Your objective
From the entries below, please gather each line containing the string "Reproduce".

────────

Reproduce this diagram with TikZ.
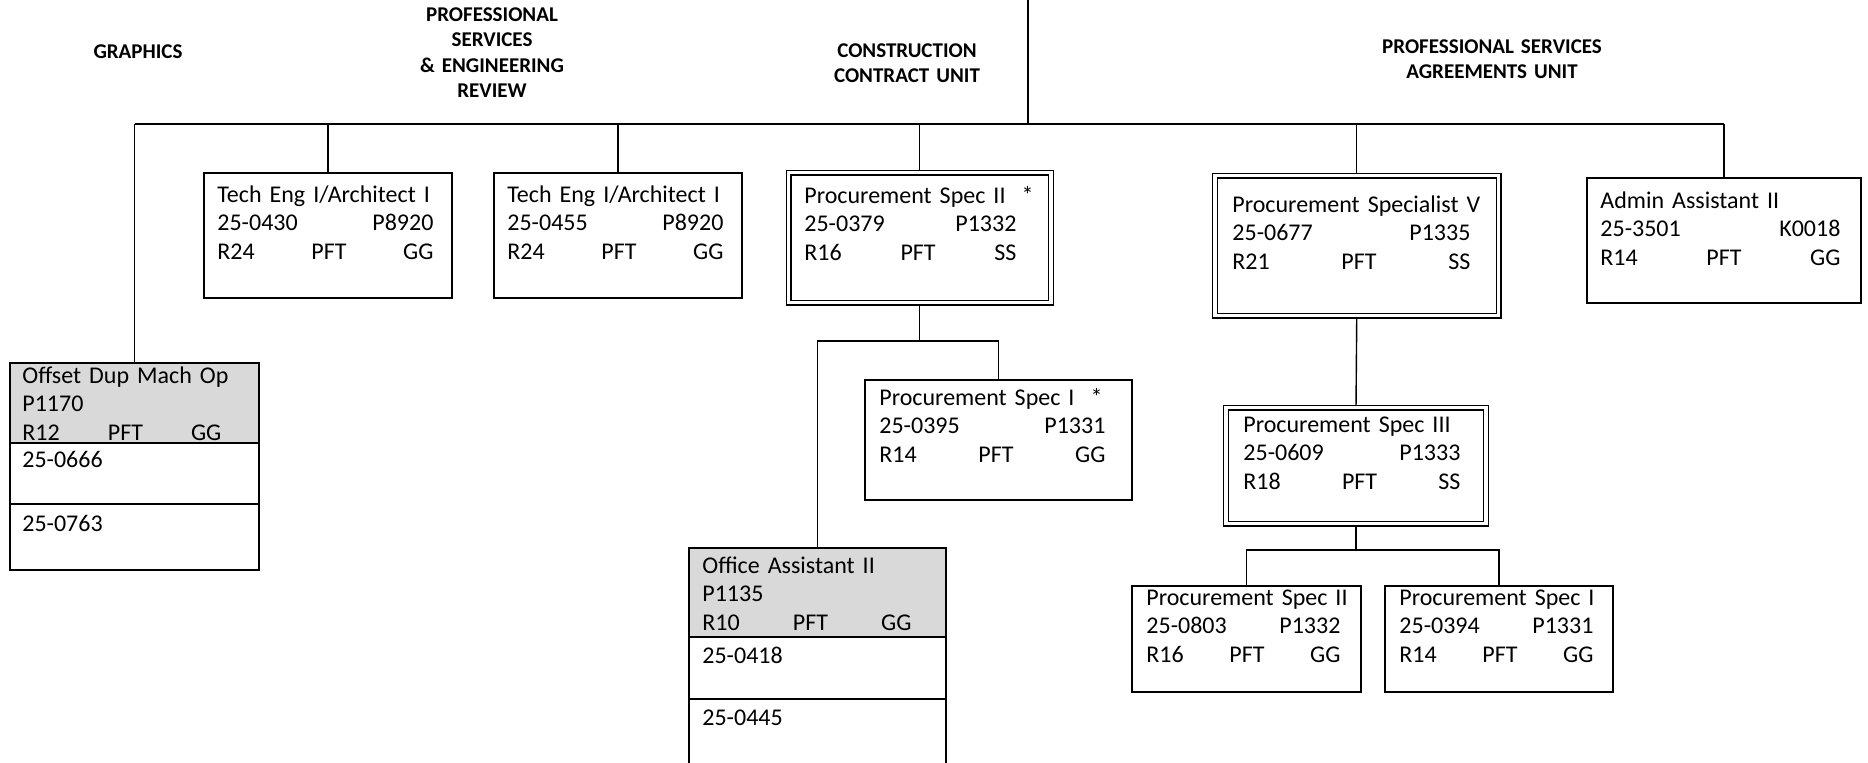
\documentclass[tikz,border=0pt]{standalone}
\usepackage{fontspec}
\setmainfont{Carlito}
\usetikzlibrary{positioning,backgrounds}
\definecolor{headgray}{RGB}{217,217,217}
\tikzset{
  pbox/.style={draw, rectangle, anchor=north west, inner sep=0pt, outer sep=0pt, line width=0.7pt, fill=white},
  dbox/.style={pbox, double, double distance=1.8pt, line width=0.6pt},
  ptext/.style={anchor=base west, inner sep=0pt, align=left, font=\fontsize{12pt}{14.25pt}\selectfont},
  unit/.style={anchor=base, inner sep=0pt, text width=160pt, align=center, font=\bfseries\fontsize{10.5pt}{12.67pt}\selectfont},
  link/.style={line width=0.7pt}
}
\begin{document}
\begin{tikzpicture}[x=0.5pt, y=-0.5pt]
\useasboundingbox (0,0) rectangle (1868,762);
\clip (0,0) rectangle (1868,762);

% Units
\node[unit] (grp) at (138,58.5) {GRAPHICS};
\node[unit] (pse) at (492,21.5) {PROFESSIONAL\\SERVICES\\\& ENGINEERING\\REVIEW};
\node[unit] (ccu) at (907,57.5) {CONSTRUCTION\\CONTRACT UNIT};
\node[unit] (psa) at (1492,53.5) {PROFESSIONAL SERVICES\\AGREEMENTS UNIT};

% Positions, first row
\node[pbox, minimum width=124pt, minimum height=62.5pt] (te1) at (204,173) {};
\node[pbox, minimum width=124pt, minimum height=62.5pt] (te2) at (494,173) {};
\node[dbox, minimum width=131.25pt, minimum height=65pt] (ps2) at (788.5,172.5) {};
\node[dbox, minimum width=141.75pt, minimum height=70pt] (psv) at (1215,175.5) {};
\node[pbox, minimum width=137pt, minimum height=62.5pt] (adm) at (1587,178) {};

% Positions, lower rows
\node[pbox, fill=headgray, minimum width=124.5pt, minimum height=40pt] (off) at (10,363) {};
\node[pbox, minimum width=124.5pt, minimum height=30.5pt, below=0pt of off] (offa) {};
\node[pbox, minimum width=124.5pt, minimum height=33pt, below=0pt of offa] (offb) {};

\node[pbox, minimum width=133.5pt, minimum height=60pt] (ps1) at (865,380) {};
\node[pbox, fill=headgray, minimum width=128.5pt, minimum height=44.5pt] (oa) at (689,548) {};
\node[pbox, minimum width=128.5pt, minimum height=31pt, below=0pt of oa] (oaa) {};
\node[pbox, minimum width=128.5pt, minimum height=45.5pt, below=0pt of oaa] (oab) {};

\node[dbox, minimum width=130pt, minimum height=58pt] (ps3) at (1226,407.5) {};
\node[pbox, minimum width=114.5pt, minimum height=53pt] (pb2) at (1132,586) {};
\node[pbox, minimum width=114pt, minimum height=53pt] (pb1) at (1385,586) {};

% Texts
\node[ptext, text width=108pt] (te1t) at (217,202) {\mbox{Tech Eng I/Architect I}\\25-0430\hfill P8920\\R24\hfill PFT\hfill GG};
\node[ptext, text width=108pt] (te2t) at (507,202) {\mbox{Tech Eng I/Architect I}\\25-0455\hfill P8920\\R24\hfill PFT\hfill GG};
\node[ptext, text width=106pt] (ps2t) at (804,203) {\mbox{Procurement Spec II\ \ *}\\25-0379\hfill P1332\\R16\hfill PFT\hfill SS};
\node[ptext, text width=119pt] (psvt) at (1232,212) {\mbox{Procurement Specialist V}\\25-0677\hfill P1335\\R21\hfill PFT\hfill SS};
\node[ptext, text width=120pt] (admt) at (1600,208) {\mbox{Admin Assistant II}\\25-3501\hfill K0018\\R14\hfill PFT\hfill GG};

\node[ptext, text width=99.5pt] (offt) at (22,383) {\mbox{Offset Dup Mach Op}\\P1170\\R12\hfill PFT\hfill GG};
\node[ptext] (offat) at (22,467) {25-0666};
\node[ptext] (offbt) at (22,531) {25-0763};

\node[ptext, text width=113pt] (ps1t) at (879,405) {\mbox{Procurement Spec I\ \ *}\\25-0395\hfill P1331\\R14\hfill PFT\hfill GG};
\node[ptext, text width=104.5pt] (oat) at (702,573) {\mbox{Office Assistant II}\\P1135\\R10\hfill PFT\hfill GG};
\node[ptext] (oaat) at (702,663) {25-0418};
\node[ptext] (oabt) at (702,725) {25-0445};

\node[ptext, text width=108.5pt] (ps3t) at (1243,432) {\mbox{Procurement Spec III}\\25-0609\hfill P1333\\R18\hfill PFT\hfill SS};
\node[ptext, text width=97pt] (pb2t) at (1146,605) {\mbox{Procurement Spec II}\\25-0803\hfill P1332\\R16\hfill PFT\hfill GG};
\node[ptext, text width=97pt] (pb1t) at (1399,605) {\mbox{Procurement Spec I}\\25-0394\hfill P1331\\R14\hfill PFT\hfill GG};

% Lines
\begin{scope}[on background layer]
\coordinate (top) at (1028,0);
\coordinate (bus) at (0,124);
\coordinate (split1) at (0,341);
\coordinate (split2) at (0,550);
\draw[link] (top) -- (top |- bus);
\draw[link] (off.north |- bus) -- (adm.north |- bus);
\foreach \n in {off,te1,te2,ps2,psv,adm}
  \draw[link] (\n.north |- bus) -- (\n.north);
\draw[link] (ps2.south) -- (ps2.south |- split1);
\draw[link] (oa.north) |- (split1 -| ps1.north) -- (ps1.north);
\draw[link] (psv.south) -- (ps3.north);
\draw[link] (ps3.south) -- (ps3.south |- split2);
\draw[link] (pb2.north) |- (split2 -| pb1.north) -- (pb1.north);
\end{scope}
\end{tikzpicture}
\end{document}
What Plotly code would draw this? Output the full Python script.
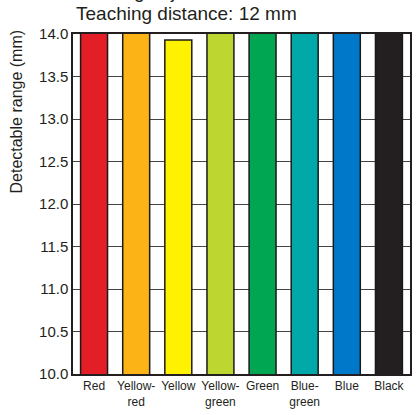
import plotly.graph_objects as go

colors_names = ["Red", "Yellow-<br>red", "Yellow", "Yellow-<br>green", "Green",
                "Blue-<br>green", "Blue", "Black"]
detect_range = [14.05, 14.05, 13.93, 14.05, 14.05, 14.05, 14.05, 14.05]
bar_colors = ["#e31e26", "#fbb316", "#fff200", "#bed630", "#00a651",
              "#00a8a8", "#0078c9", "#231f20"]
y_ticks = [10.0, 10.5, 11.0, 11.5, 12.0, 12.5, 13.0, 13.5, 14.0]

fig = go.Figure()
fig.add_trace(go.Bar(
    x=colors_names, y=detect_range,
    marker=dict(color=bar_colors, line=dict(color="#1a1a1a", width=1.5)),
    width=0.64, cliponaxis=False, hoverinfo="skip",
))

fig.update_layout(
    width=418, height=415,
    margin=dict(l=73, r=6, t=34, b=41),
    paper_bgcolor="white", plot_bgcolor="white",
    showlegend=False,
    font=dict(family="Liberation Sans, Arial, sans-serif", color="#231f20"),
    annotations=[
        dict(text="Teaching distance: 12 mm", xref="paper", yref="paper",
             x=0.002, y=1, xanchor="left", yanchor="bottom", yshift=8,
             showarrow=False, font=dict(size=19)),
        dict(text="Sensing object: Color chart", xref="paper", yref="paper",
             x=0.002, y=1, xanchor="left", yanchor="bottom", yshift=30,
             showarrow=False, font=dict(size=19)),
        dict(text="Detectable range (mm)", xref="paper", yref="paper",
             x=0, y=0.772, xanchor="center", yanchor="middle", xshift=-56,
             textangle=-90, showarrow=False, font=dict(size=16)),
    ],
)
fig.update_yaxes(
    range=[10, 14.0], tickvals=y_ticks, tickformat=".1f",
    showgrid=True, gridcolor="#444444", gridwidth=1,
    showline=True, linecolor="#231f20", linewidth=1.5, mirror=True,
    ticks="", tickfont=dict(size=15), zeroline=False,
)
fig.update_xaxes(
    showline=True, linecolor="#231f20", linewidth=1.5, mirror=True,
    ticks="", tickangle=0,
    tickfont=dict(size=12, family="Liberation Sans, Arial, sans-serif"),
)

# drop the browser's default 8px body margin so the figure fills the window
fig.write_html("out.html", config={"displayModeBar": False},
               post_script="document.body.style.margin = '0';")
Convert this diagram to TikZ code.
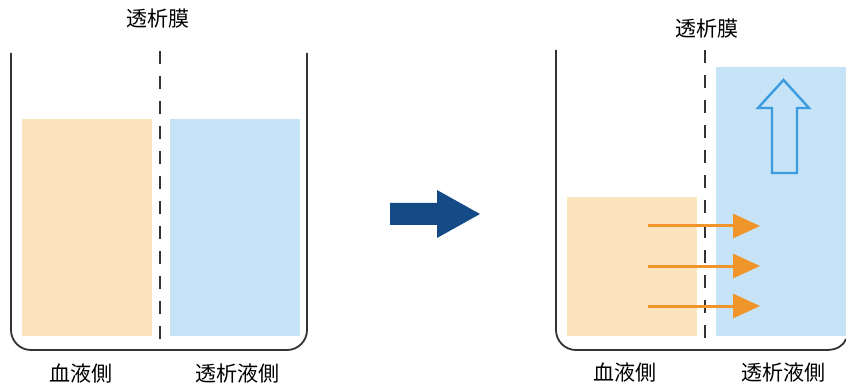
\documentclass[tikz,border=0pt]{standalone}
\usepackage{fontspec}
\newfontfamily\cjk{Noto Sans CJK JP}
\usetikzlibrary{arrows.meta}
\definecolor{bloodfill}{HTML}{FCE5BE}
\definecolor{dialfill}{HTML}{C6E3F8}
\definecolor{wallc}{HTML}{333333}
\definecolor{navy}{HTML}{144B87}
\definecolor{orarrow}{HTML}{F0952A}
\definecolor{upblue}{HTML}{3D9BE0}
\tikzset{
  wall/.style={draw=wallc, line width=1.8pt, rounded corners=20pt},
  membrane/.style={draw=wallc, line width=2.6pt, dash pattern=on 13pt off 12pt},
  lbl/.style={font=\cjk\fontsize{21pt}{23pt}\selectfont, text=black, inner sep=0pt},
  flow/.style={draw=orarrow, line width=3pt, -{Triangle[length=27pt,width=24pt]}},
}
\begin{document}
\begin{tikzpicture}[x=1pt,y=-1pt]
\useasboundingbox (0,0) rectangle (846,390);
% left container
\fill[bloodfill] (22,119) rectangle (152,336);
\fill[dialfill] (170,119) rectangle (300,336);
\draw[wall] (11,53) -- (11,350) -- (307,350) -- (307,53);
\draw[membrane] (160,51) -- (160,342);
\node[lbl] (t1) at (158,19) {透析膜};
\node[lbl] (b1) at (81,374) {血液側};
\node[lbl] (d1) at (237,374) {透析液側};
% middle arrow
\fill[navy] (390,203) -- (437,203) -- (437,190) -- (480,214) -- (437,238) -- (437,225) -- (390,225) -- cycle;
% right container
\fill[bloodfill] (567,197) rectangle (697,336);
\fill[dialfill] (716,67) rectangle (846,336);
\draw[draw=wallc, line width=1.8pt] (556,50) -- (556,330) arc[start angle=180, end angle=270, radius=20pt] -- (826,350)
  .. controls (837,350) and (843,346) .. (846,339);
\draw[membrane] (705,50) -- (705,342);
\node[lbl] (t2) at (707,29) {透析膜};
\node[lbl] (b2) at (625,373) {血液側};
\node[lbl] (d2) at (783,373) {透析液側};
% up arrow
\draw[upblue, line width=2.4pt, line join=miter]
  (772,173) -- (772,108) -- (758,108) -- (783.5,80) -- (809,108) -- (797,108) -- (797,173) -- cycle;
% flow arrows
\coordinate (s1) at (648,226); \coordinate (e1) at (760,226);
\coordinate (s2) at (648,266); \coordinate (e2) at (760,266);
\coordinate (s3) at (648,306); \coordinate (e3) at (760,306);
\draw[flow] (s1) -- (e1);
\draw[flow] (s2) -- (e2);
\draw[flow] (s3) -- (e3);
\end{tikzpicture}
\end{document}
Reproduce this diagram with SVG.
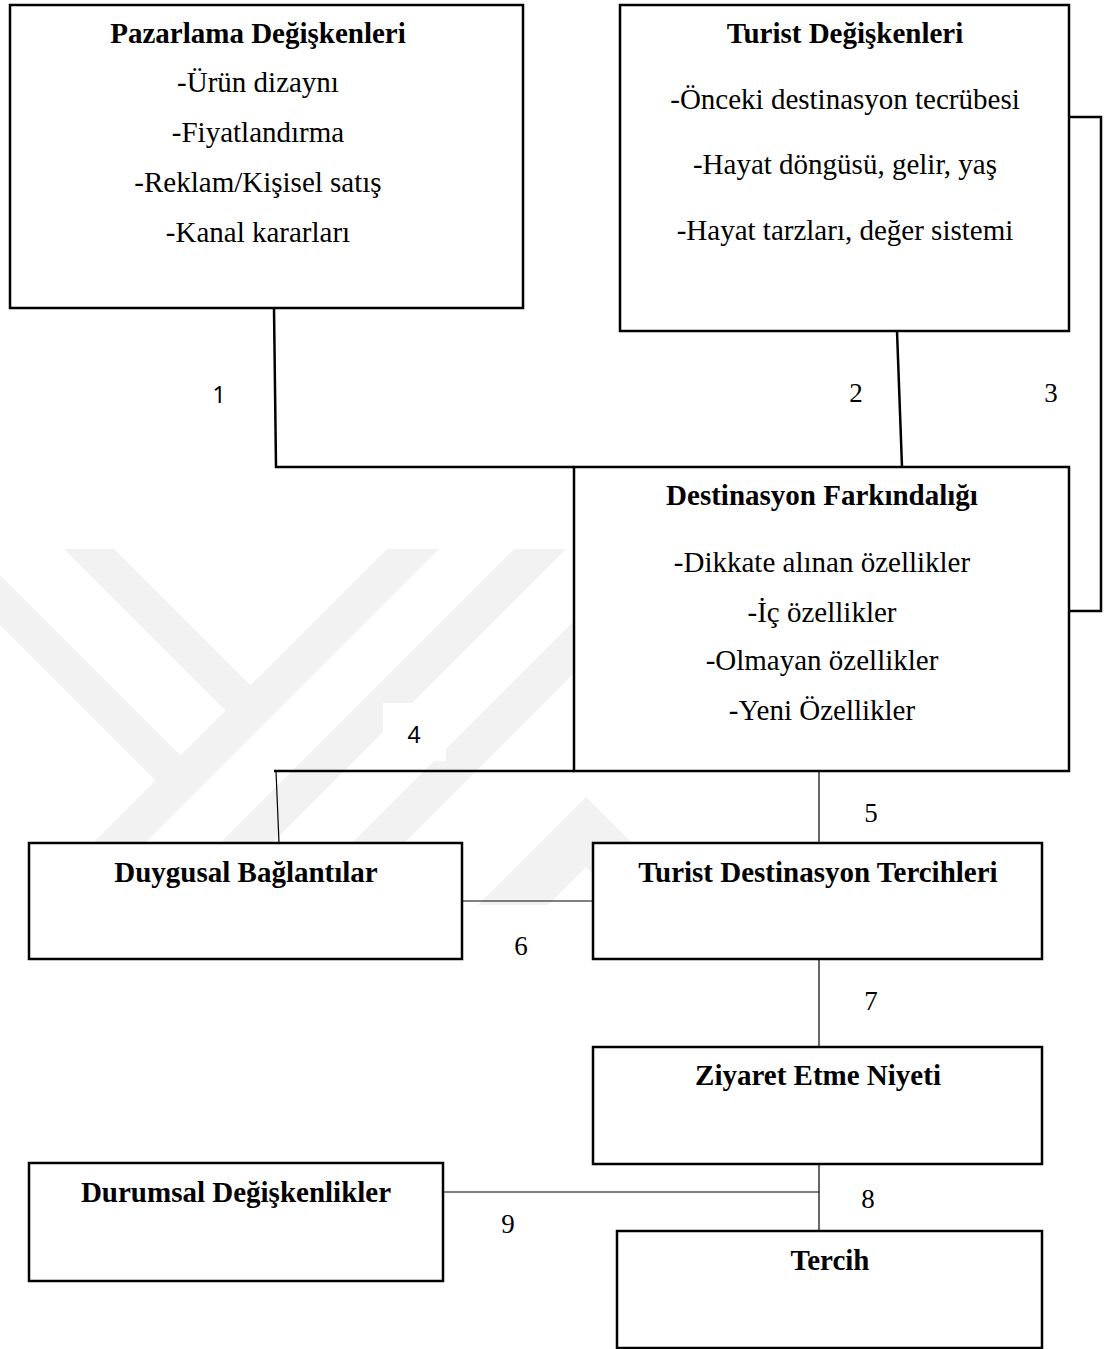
<svg xmlns="http://www.w3.org/2000/svg" width="1106" height="1349" viewBox="0 0 1106 1349">
<style>
.box{fill:#fff;stroke:#000;stroke-width:2.5}
.t{font-family:"Liberation Serif","Times New Roman",serif;font-size:29px;fill:#000;text-anchor:middle}
.b{font-weight:bold}
.num{font-family:"Liberation Serif","Times New Roman",serif;font-size:27px;fill:#000;text-anchor:middle}
.nums{font-family:"Noto Sans","Open Sans",sans-serif;font-size:23px;fill:#000;text-anchor:middle}
.thick{fill:none;stroke:#000;stroke-width:2.5}
.thin{fill:none;stroke:#000;stroke-width:1.2}
.wm{fill:#f2f2f2}
</style>
<defs>
<clipPath id="wmclip"><rect x="0" y="540" width="1106" height="365"/></clipPath>
</defs>
<rect x="0" y="0" width="1106" height="1349" fill="#fff"/>
<g id="watermark" clip-path="url(#wmclip)">
<polygon class="wm" points="387,549 439,549 0,988 0,936"/>
<polygon class="wm" points="64,549 114,549 251,686 226,711"/>
<polygon class="wm" points="0,575 181,756 156,781 0,625"/>
<polygon class="wm" points="514,549 566,549 0,1115 0,1063"/>
<polygon class="wm" points="595,600 647,600 0,1247 0,1195"/>
<polygon class="wm" points="423,960 586,797 749,960 679,960 586,867 493,960"/>
</g>
<rect x="383" y="703" width="63" height="58" fill="#fff"/>
<g id="connectors">
<polyline class="thick" points="274,308 276,467 574,467"/>
<line class="thick" x1="897" y1="331" x2="902" y2="467"/>
<polyline class="thick" points="1069,117 1101,117 1101,611 1069,611"/>
<line class="thick" x1="274" y1="771" x2="574" y2="771"/>
<line class="thin" x1="276" y1="771" x2="279" y2="843"/>
<line class="thin" x1="819" y1="771" x2="819" y2="843"/>
<line class="thin" x1="462" y1="901" x2="593" y2="901"/>
<line class="thin" x1="819" y1="959" x2="819" y2="1047"/>
<line class="thin" x1="819" y1="1164" x2="819" y2="1231"/>
<line class="thin" x1="443" y1="1192" x2="819" y2="1192"/>
<text class="nums" x="219" y="403">1</text>
<text class="num" x="856" y="402">2</text>
<text class="num" x="1051" y="402">3</text>
<text class="nums" x="414" y="743">4</text>
<text class="num" x="871" y="822">5</text>
<text class="num" x="521" y="955">6</text>
<text class="num" x="871" y="1010">7</text>
<text class="num" x="868" y="1208">8</text>
<text class="num" x="508" y="1233">9</text>
</g>
<g id="pazarlama">
<rect class="box" x="10" y="5" width="513" height="303"/>
<text class="t b" x="258" y="43">Pazarlama Değişkenleri</text>
<text class="t" x="258" y="92">-Ürün dizaynı</text>
<text class="t" x="258" y="142">-Fiyatlandırma</text>
<text class="t" x="258" y="192">-Reklam/Kişisel satış</text>
<text class="t" x="258" y="242">-Kanal kararları</text>
</g>
<g id="turist">
<rect class="box" x="620" y="5" width="449" height="326"/>
<text class="t b" x="845" y="43">Turist Değişkenleri</text>
<text class="t" x="845" y="109">-Önceki destinasyon tecrübesi</text>
<text class="t" x="845" y="174">-Hayat döngüsü, gelir, yaş</text>
<text class="t" x="845" y="240">-Hayat tarzları, değer sistemi</text>
</g>
<g id="farkindalik">
<rect class="box" x="574" y="467" width="495" height="304"/>
<text class="t b" x="822" y="505">Destinasyon Farkındalığı</text>
<text class="t" x="822" y="572">-Dikkate alınan özellikler</text>
<text class="t" x="822" y="622">-İç özellikler</text>
<text class="t" x="822" y="670">-Olmayan özellikler</text>
<text class="t" x="822" y="720">-Yeni Özellikler</text>
</g>
<g id="duygusal">
<rect class="box" x="29" y="843" width="433" height="116"/>
<text class="t b" x="246" y="882">Duygusal Bağlantılar</text>
</g>
<g id="tercihler">
<rect class="box" x="593" y="843" width="449" height="116"/>
<text class="t b" x="818" y="882">Turist Destinasyon Tercihleri</text>
</g>
<g id="ziyaret">
<rect class="box" x="593" y="1047" width="449" height="117"/>
<text class="t b" x="818" y="1085">Ziyaret Etme Niyeti</text>
</g>
<g id="durumsal">
<rect class="box" x="29" y="1163" width="414" height="118"/>
<text class="t b" x="236" y="1202">Durumsal Değişkenlikler</text>
</g>
<g id="tercih">
<rect class="box" x="617" y="1231" width="425" height="117"/>
<text class="t b" x="830" y="1270">Tercih</text>
</g>
</svg>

────────

Solution for this exercise
Reproduce this diagram with TikZ.
Reproduce this diagram with SVG.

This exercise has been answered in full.